Repeat only what lies from the line with "Write a LaTeX" to the line with "(0,0) rectangle (0.15,-15.575);", those two lines included, exactly as it stands; omit any images.

§ §

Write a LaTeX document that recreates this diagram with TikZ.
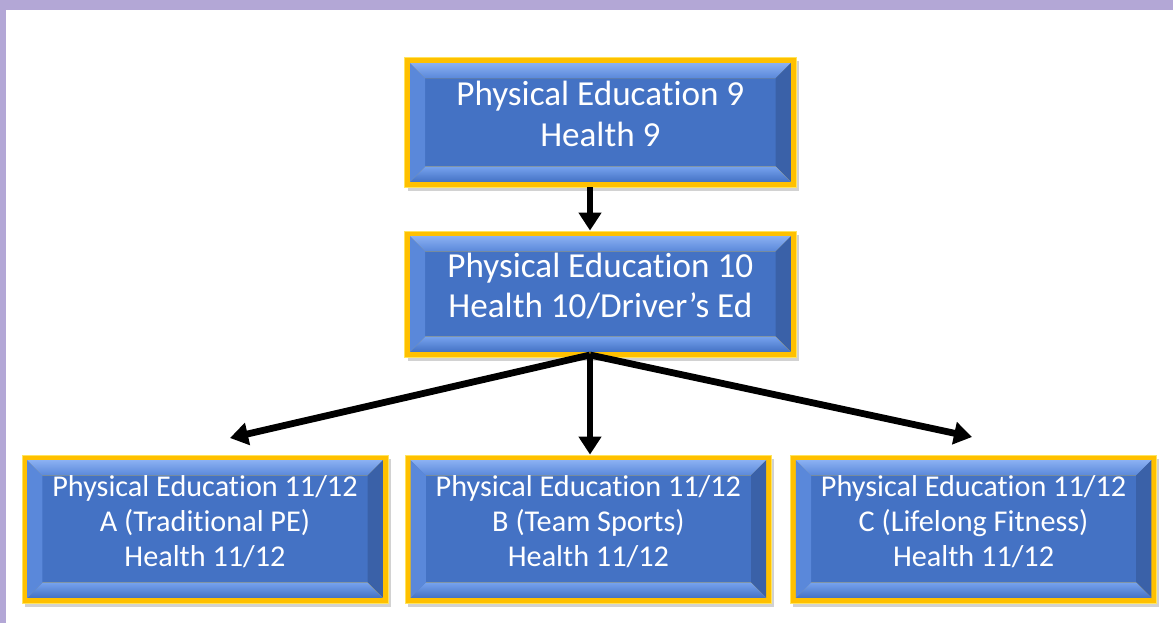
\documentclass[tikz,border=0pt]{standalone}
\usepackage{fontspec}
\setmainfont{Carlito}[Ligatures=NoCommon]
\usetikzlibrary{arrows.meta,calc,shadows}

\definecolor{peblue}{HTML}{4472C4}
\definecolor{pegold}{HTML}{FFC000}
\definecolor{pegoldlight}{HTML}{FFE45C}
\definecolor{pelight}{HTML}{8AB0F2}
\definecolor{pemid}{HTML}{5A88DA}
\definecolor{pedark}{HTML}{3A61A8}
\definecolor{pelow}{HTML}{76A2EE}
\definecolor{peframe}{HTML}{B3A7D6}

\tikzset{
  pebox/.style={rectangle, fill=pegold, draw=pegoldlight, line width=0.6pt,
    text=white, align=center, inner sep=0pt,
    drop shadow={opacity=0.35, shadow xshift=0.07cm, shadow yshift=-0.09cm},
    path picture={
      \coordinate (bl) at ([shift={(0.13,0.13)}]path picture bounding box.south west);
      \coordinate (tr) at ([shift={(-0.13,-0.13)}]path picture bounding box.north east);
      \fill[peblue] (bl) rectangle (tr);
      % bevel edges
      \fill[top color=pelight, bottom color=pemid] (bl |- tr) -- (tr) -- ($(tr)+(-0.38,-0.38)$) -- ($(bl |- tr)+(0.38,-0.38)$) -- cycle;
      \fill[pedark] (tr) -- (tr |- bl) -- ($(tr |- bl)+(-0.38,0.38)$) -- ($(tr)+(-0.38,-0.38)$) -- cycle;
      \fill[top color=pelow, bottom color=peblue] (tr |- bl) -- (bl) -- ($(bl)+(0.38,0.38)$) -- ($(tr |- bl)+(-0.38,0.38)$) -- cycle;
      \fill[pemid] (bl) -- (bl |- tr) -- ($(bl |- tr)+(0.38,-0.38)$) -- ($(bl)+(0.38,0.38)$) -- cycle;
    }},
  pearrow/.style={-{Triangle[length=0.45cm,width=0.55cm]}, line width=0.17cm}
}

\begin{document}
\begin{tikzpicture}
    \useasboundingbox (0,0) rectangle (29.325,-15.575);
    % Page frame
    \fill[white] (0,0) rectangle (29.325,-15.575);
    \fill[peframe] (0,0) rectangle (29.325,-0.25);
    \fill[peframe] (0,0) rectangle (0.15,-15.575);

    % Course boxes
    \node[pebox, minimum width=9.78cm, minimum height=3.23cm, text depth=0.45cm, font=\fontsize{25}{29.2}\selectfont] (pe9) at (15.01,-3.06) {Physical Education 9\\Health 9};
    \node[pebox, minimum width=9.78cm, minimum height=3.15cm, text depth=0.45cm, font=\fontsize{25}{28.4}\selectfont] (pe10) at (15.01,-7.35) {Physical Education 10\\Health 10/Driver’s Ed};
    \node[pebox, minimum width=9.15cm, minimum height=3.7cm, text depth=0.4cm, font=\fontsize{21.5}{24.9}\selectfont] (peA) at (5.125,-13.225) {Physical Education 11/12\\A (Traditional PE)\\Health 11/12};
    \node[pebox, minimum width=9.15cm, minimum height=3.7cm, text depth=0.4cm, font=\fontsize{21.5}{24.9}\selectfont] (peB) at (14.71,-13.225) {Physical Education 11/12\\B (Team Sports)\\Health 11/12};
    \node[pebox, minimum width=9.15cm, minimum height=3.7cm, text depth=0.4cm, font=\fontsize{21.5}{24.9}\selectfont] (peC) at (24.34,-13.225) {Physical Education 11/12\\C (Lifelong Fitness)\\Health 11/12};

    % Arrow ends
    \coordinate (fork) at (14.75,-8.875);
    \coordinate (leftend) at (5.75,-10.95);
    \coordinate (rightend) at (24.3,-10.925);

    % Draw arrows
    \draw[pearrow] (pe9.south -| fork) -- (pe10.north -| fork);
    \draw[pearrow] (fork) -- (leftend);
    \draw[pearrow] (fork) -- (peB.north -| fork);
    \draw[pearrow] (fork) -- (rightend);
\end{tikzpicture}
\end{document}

§ §

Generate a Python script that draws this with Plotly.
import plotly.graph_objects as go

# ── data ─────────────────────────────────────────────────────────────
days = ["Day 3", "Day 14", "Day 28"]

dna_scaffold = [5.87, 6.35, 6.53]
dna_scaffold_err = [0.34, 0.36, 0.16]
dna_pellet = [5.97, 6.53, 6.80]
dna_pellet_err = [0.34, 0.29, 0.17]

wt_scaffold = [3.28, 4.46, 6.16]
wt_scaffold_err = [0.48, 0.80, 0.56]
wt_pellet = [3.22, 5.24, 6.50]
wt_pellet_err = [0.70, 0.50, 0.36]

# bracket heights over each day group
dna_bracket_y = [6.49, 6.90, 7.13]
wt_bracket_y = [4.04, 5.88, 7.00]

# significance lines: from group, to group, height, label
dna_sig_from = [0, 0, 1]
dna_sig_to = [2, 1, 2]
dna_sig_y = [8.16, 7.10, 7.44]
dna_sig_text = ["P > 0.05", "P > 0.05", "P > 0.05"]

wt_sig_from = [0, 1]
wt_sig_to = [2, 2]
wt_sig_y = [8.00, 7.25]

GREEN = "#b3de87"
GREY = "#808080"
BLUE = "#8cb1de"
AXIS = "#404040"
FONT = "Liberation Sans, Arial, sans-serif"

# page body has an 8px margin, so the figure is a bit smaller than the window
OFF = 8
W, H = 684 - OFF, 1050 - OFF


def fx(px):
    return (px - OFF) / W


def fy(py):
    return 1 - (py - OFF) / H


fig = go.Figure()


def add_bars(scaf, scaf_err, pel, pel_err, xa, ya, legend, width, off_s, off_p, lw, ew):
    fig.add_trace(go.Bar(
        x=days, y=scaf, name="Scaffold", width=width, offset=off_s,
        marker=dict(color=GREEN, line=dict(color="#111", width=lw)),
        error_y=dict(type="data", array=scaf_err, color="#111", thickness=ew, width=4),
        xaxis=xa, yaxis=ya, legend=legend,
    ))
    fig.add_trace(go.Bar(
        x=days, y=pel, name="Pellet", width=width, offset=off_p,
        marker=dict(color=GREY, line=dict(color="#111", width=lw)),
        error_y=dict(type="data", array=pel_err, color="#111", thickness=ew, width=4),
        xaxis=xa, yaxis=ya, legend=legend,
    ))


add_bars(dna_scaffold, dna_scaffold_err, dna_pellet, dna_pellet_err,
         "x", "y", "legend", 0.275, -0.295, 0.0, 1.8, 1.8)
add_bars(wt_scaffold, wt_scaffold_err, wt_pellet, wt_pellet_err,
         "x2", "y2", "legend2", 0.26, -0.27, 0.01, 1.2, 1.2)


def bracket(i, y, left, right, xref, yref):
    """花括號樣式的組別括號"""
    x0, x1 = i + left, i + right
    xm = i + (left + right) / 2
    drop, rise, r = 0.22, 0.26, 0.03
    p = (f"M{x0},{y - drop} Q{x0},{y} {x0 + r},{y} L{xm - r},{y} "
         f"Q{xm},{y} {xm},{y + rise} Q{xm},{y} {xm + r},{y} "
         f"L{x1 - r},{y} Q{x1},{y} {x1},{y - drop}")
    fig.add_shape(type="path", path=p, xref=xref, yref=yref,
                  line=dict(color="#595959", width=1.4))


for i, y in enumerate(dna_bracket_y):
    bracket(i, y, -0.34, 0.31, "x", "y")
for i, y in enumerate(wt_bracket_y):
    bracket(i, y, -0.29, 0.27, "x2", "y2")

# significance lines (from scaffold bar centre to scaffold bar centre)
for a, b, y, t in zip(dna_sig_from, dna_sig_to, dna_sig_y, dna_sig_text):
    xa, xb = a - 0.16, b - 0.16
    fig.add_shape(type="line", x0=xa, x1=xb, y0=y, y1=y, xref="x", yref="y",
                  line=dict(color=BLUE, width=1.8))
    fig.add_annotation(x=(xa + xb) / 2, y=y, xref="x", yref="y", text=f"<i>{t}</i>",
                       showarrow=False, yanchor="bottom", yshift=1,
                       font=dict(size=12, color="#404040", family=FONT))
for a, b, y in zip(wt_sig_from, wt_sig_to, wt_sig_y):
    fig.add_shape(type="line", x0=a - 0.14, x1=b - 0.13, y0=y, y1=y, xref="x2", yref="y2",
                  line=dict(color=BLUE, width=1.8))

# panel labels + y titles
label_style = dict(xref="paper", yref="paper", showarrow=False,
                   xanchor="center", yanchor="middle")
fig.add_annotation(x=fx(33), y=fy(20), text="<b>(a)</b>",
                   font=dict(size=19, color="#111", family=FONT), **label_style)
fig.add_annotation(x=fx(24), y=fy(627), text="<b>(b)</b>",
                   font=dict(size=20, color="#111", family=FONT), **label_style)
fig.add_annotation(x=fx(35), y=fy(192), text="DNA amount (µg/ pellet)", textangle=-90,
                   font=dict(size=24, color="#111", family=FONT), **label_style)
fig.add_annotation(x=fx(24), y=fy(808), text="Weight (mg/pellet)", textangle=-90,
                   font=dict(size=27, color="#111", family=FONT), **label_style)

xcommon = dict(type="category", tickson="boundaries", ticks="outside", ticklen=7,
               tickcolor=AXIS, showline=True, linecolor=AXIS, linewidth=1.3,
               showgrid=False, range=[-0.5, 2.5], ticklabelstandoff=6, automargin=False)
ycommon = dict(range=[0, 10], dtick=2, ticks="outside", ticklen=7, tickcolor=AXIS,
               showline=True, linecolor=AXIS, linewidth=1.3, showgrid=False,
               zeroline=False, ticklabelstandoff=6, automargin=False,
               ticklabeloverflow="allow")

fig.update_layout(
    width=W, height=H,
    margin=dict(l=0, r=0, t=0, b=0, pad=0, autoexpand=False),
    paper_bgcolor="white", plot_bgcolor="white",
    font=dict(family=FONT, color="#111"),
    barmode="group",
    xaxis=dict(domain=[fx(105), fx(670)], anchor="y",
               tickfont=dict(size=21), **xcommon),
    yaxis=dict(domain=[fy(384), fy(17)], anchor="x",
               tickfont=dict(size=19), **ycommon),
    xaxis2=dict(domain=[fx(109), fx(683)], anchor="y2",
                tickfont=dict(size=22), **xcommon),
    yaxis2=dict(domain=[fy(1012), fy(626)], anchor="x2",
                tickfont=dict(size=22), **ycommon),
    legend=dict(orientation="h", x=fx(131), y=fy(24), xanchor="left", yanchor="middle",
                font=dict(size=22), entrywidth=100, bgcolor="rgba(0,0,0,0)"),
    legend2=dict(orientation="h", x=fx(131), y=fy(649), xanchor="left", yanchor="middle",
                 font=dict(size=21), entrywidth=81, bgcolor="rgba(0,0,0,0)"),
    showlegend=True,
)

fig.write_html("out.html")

§ §

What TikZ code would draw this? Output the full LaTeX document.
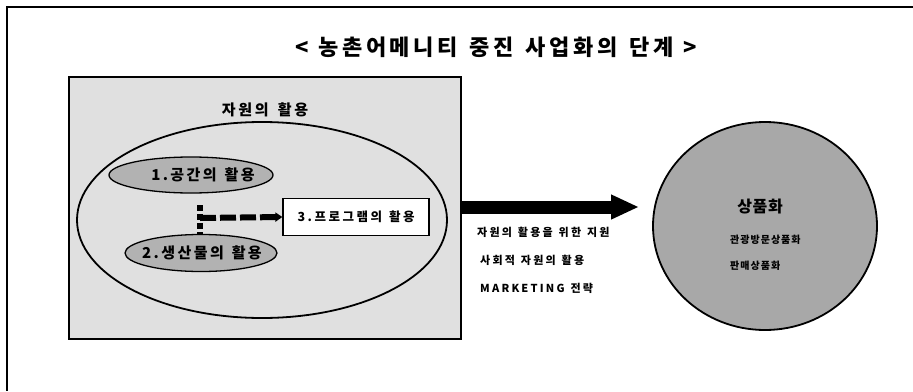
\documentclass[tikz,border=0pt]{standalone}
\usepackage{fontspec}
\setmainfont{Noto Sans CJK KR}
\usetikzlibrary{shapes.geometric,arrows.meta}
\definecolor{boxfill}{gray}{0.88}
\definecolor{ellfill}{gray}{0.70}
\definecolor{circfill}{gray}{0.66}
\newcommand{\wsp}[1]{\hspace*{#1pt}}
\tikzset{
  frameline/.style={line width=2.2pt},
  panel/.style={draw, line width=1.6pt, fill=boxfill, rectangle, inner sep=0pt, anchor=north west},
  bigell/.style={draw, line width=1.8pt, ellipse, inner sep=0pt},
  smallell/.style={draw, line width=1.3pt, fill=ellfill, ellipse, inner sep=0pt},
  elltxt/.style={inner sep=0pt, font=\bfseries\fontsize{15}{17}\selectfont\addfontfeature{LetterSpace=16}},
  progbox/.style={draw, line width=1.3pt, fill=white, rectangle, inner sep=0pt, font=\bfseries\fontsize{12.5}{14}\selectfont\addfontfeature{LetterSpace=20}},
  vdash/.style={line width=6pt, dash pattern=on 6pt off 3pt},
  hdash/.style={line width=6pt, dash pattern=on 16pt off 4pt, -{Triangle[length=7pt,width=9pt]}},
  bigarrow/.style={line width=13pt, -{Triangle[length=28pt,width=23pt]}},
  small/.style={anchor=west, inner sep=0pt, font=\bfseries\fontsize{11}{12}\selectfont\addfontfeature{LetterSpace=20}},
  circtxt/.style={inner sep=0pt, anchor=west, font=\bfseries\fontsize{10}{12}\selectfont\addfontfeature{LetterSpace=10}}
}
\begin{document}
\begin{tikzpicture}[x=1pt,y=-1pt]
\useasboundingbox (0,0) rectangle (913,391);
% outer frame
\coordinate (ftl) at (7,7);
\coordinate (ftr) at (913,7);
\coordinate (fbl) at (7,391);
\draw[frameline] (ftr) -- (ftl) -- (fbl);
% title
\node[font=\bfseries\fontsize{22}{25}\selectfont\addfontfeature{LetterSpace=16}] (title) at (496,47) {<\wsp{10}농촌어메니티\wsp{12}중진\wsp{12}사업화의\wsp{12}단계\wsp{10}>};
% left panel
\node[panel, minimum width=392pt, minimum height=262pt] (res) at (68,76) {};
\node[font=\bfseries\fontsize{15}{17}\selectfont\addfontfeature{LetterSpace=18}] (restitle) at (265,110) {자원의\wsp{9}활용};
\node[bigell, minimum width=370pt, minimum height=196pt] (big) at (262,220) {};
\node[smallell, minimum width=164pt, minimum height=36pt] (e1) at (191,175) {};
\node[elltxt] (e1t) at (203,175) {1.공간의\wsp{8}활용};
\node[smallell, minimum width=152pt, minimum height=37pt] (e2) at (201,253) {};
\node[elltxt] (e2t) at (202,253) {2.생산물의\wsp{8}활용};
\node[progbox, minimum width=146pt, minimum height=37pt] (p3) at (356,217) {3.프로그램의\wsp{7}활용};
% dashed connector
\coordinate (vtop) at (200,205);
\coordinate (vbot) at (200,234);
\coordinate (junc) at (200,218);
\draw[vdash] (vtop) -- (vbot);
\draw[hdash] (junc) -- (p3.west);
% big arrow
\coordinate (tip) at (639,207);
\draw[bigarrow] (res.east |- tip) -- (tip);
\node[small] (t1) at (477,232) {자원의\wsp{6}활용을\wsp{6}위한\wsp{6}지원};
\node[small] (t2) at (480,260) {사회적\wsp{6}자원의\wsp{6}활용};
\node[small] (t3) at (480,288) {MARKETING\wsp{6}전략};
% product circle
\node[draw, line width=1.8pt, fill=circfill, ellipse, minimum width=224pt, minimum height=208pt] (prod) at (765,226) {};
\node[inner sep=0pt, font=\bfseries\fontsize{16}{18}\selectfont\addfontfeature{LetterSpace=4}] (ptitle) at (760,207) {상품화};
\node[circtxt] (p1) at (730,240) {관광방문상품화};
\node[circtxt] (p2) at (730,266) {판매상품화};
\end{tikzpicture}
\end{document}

§ §

● OUTPUT:
Write a LaTeX document that recreates this diagram with TikZ.
\documentclass[tikz,border=0pt]{standalone}
\usepackage{fontspec}
\setmainfont{Carlito}[Ligatures=NoCommon]
\usetikzlibrary{arrows.meta,calc,shadows}

\definecolor{peblue}{HTML}{4472C4}
\definecolor{pegold}{HTML}{FFC000}
\definecolor{pegoldlight}{HTML}{FFE45C}
\definecolor{pelight}{HTML}{8AB0F2}
\definecolor{pemid}{HTML}{5A88DA}
\definecolor{pedark}{HTML}{3A61A8}
\definecolor{pelow}{HTML}{76A2EE}
\definecolor{peframe}{HTML}{B3A7D6}

\tikzset{
  pebox/.style={rectangle, fill=pegold, draw=pegoldlight, line width=0.6pt,
    text=white, align=center, inner sep=0pt,
    drop shadow={opacity=0.35, shadow xshift=0.07cm, shadow yshift=-0.09cm},
    path picture={
      \coordinate (bl) at ([shift={(0.13,0.13)}]path picture bounding box.south west);
      \coordinate (tr) at ([shift={(-0.13,-0.13)}]path picture bounding box.north east);
      \fill[peblue] (bl) rectangle (tr);
      % bevel edges
      \fill[top color=pelight, bottom color=pemid] (bl |- tr) -- (tr) -- ($(tr)+(-0.38,-0.38)$) -- ($(bl |- tr)+(0.38,-0.38)$) -- cycle;
      \fill[pedark] (tr) -- (tr |- bl) -- ($(tr |- bl)+(-0.38,0.38)$) -- ($(tr)+(-0.38,-0.38)$) -- cycle;
      \fill[top color=pelow, bottom color=peblue] (tr |- bl) -- (bl) -- ($(bl)+(0.38,0.38)$) -- ($(tr |- bl)+(-0.38,0.38)$) -- cycle;
      \fill[pemid] (bl) -- (bl |- tr) -- ($(bl |- tr)+(0.38,-0.38)$) -- ($(bl)+(0.38,0.38)$) -- cycle;
    }},
  pearrow/.style={-{Triangle[length=0.45cm,width=0.55cm]}, line width=0.17cm}
}

\begin{document}
\begin{tikzpicture}
    \useasboundingbox (0,0) rectangle (29.325,-15.575);
    % Page frame
    \fill[white] (0,0) rectangle (29.325,-15.575);
    \fill[peframe] (0,0) rectangle (29.325,-0.25);
    \fill[peframe] (0,0) rectangle (0.15,-15.575);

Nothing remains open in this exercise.